**What to do**
Take each line that has the word "diagram" and return it.

== Stored rows ==

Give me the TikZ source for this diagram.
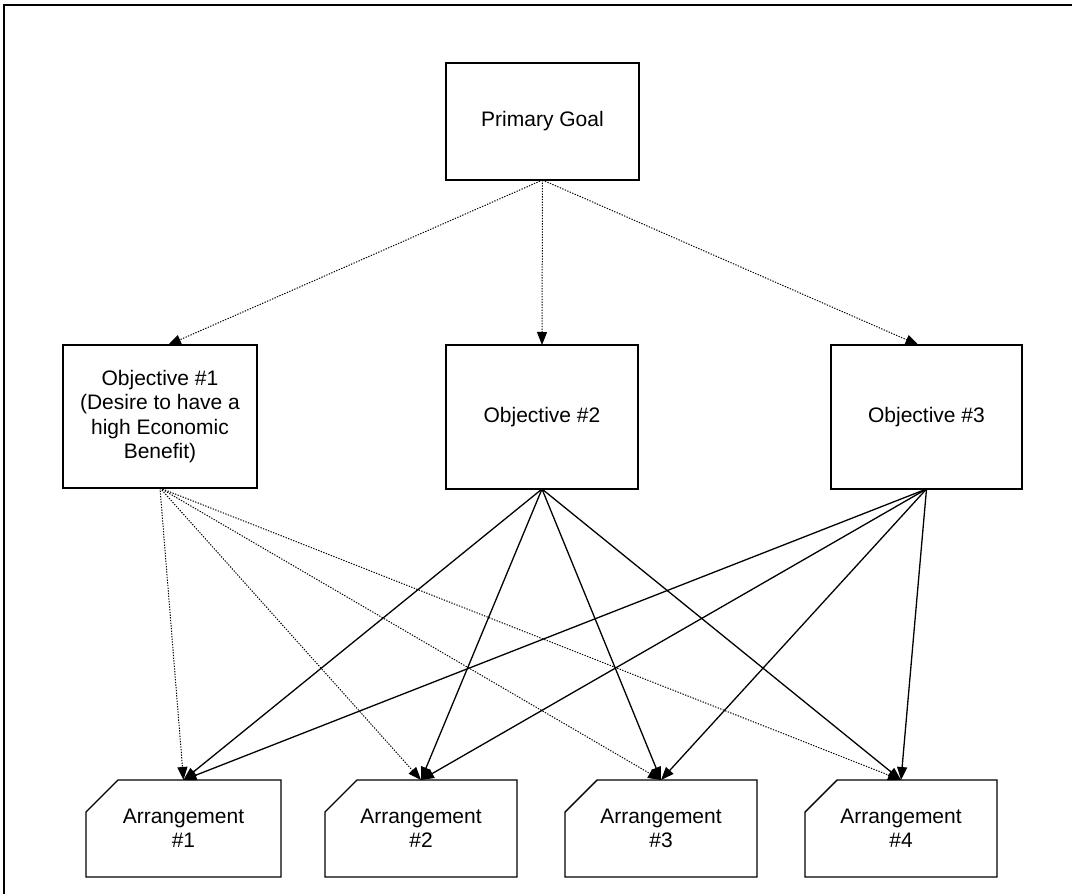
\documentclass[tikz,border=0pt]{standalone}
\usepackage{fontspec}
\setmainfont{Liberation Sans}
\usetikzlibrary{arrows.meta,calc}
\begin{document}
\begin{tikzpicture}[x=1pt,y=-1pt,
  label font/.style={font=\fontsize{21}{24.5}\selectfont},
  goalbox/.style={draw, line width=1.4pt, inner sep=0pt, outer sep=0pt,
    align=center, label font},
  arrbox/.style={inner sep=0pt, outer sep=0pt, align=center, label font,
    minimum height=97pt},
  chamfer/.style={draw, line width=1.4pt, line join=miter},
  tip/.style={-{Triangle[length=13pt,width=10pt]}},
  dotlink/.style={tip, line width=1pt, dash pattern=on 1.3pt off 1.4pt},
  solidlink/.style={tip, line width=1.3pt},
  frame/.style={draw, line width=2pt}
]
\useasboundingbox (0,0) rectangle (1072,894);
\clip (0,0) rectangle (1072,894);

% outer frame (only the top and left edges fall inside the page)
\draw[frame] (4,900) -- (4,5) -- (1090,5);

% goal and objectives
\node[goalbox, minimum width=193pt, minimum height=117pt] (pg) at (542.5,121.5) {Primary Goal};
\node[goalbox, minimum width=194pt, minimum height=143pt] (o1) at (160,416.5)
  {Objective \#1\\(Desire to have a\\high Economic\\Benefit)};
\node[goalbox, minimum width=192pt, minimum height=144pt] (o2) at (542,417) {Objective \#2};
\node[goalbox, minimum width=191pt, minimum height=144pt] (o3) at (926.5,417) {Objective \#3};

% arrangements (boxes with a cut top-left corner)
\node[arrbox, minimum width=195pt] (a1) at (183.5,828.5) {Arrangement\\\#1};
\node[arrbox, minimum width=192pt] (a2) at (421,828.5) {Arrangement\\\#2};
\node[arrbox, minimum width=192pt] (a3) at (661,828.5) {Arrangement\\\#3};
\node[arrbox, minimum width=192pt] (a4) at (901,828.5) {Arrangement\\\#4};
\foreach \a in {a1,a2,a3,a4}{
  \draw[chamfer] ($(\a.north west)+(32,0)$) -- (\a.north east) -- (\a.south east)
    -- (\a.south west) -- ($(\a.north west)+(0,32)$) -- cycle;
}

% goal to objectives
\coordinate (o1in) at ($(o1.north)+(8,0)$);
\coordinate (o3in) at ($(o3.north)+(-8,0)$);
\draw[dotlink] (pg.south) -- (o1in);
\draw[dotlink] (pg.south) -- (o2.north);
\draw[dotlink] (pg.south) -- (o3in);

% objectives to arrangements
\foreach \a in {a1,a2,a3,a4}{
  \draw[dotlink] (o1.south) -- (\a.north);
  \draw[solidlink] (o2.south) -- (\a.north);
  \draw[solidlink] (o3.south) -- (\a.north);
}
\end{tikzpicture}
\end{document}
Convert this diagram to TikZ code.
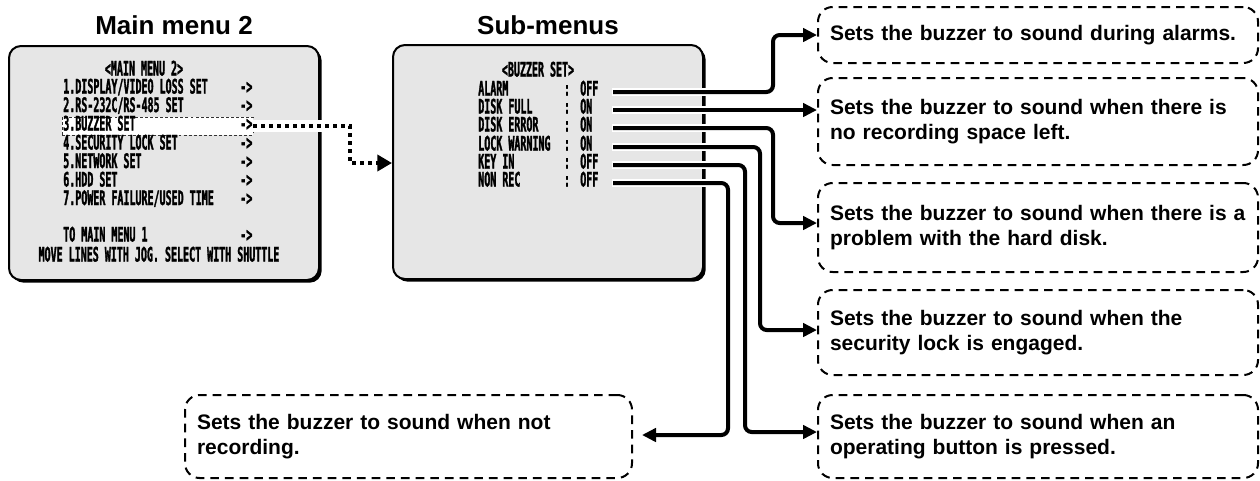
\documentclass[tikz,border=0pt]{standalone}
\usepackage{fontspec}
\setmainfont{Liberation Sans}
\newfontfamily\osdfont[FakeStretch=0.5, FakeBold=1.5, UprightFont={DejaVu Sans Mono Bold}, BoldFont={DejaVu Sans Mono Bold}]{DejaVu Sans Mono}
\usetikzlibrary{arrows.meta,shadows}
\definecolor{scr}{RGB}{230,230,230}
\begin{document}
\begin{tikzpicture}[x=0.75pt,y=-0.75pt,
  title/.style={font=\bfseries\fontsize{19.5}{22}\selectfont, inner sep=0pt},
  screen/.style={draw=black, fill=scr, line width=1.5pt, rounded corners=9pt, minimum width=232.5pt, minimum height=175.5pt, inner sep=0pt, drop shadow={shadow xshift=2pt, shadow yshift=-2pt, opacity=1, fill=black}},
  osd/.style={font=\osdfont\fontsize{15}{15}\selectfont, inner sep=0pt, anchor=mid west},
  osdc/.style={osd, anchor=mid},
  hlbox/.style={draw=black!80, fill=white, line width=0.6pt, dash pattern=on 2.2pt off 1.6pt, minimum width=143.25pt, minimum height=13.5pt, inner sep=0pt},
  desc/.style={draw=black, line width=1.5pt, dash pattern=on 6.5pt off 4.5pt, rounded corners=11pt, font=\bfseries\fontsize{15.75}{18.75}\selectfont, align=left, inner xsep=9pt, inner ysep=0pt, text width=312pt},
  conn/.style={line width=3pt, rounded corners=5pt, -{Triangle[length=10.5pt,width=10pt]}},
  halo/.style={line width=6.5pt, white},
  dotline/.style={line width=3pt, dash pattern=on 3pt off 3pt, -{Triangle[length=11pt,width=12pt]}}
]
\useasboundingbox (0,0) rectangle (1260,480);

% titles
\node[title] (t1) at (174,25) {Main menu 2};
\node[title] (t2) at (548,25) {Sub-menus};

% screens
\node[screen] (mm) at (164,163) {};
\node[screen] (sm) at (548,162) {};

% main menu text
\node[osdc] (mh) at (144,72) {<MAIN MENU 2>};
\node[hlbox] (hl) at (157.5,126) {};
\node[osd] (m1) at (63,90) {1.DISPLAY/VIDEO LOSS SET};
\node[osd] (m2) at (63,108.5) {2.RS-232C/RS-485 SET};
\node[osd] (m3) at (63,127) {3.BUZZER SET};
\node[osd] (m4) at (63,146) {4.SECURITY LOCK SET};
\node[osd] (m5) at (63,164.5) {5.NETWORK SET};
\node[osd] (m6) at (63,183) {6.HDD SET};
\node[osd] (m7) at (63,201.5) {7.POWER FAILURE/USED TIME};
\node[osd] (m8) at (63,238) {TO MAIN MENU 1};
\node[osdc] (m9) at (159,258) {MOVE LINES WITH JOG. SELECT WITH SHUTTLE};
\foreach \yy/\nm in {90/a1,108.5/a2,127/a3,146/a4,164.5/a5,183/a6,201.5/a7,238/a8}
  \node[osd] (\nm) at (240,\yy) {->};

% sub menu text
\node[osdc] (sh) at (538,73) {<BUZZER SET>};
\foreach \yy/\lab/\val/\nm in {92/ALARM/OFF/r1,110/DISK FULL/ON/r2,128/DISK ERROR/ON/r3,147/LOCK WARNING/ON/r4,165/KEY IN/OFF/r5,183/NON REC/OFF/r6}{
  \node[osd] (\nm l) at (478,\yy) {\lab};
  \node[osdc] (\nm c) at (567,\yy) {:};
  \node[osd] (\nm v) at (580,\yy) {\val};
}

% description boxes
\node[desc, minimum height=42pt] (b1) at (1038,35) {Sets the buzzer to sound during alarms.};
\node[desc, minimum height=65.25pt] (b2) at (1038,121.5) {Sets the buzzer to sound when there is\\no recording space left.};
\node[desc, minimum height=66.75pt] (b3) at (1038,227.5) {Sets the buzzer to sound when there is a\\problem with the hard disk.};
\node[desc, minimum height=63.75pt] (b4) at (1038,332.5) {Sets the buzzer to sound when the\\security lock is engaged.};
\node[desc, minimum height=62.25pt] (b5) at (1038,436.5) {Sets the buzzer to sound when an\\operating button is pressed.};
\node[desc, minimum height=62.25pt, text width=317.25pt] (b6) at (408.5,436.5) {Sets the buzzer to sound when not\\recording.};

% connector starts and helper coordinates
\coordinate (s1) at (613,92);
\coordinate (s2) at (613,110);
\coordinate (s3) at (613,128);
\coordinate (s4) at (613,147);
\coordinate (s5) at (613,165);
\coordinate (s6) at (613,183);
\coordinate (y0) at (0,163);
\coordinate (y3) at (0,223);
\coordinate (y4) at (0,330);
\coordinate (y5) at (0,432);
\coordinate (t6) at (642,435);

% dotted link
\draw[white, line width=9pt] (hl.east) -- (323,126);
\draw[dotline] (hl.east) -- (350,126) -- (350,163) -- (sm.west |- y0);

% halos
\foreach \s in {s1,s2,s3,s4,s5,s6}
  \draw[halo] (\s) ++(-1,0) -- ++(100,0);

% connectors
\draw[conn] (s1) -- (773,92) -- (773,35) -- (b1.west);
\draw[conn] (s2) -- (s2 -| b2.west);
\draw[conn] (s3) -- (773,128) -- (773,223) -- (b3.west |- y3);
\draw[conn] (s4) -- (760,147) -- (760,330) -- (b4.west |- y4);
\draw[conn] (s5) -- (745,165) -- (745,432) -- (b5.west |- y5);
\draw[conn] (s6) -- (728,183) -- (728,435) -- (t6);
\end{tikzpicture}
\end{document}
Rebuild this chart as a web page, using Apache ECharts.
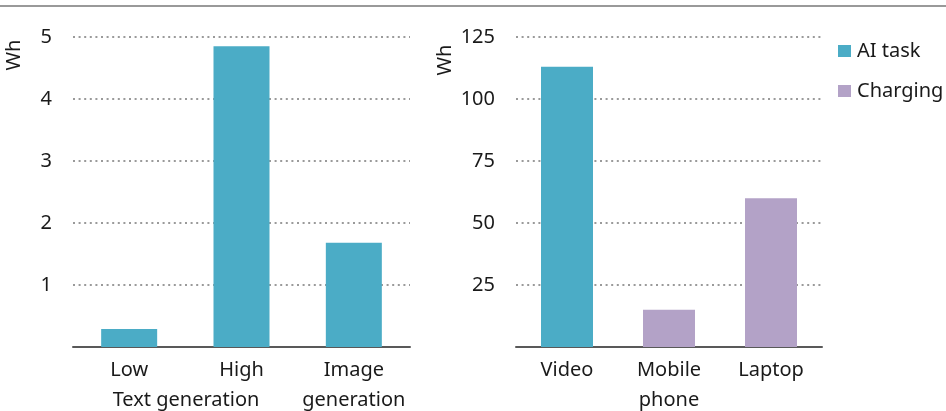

===

**Answer to the problem**
Give me the TikZ source for this diagram.
Convert this diagram to TikZ code.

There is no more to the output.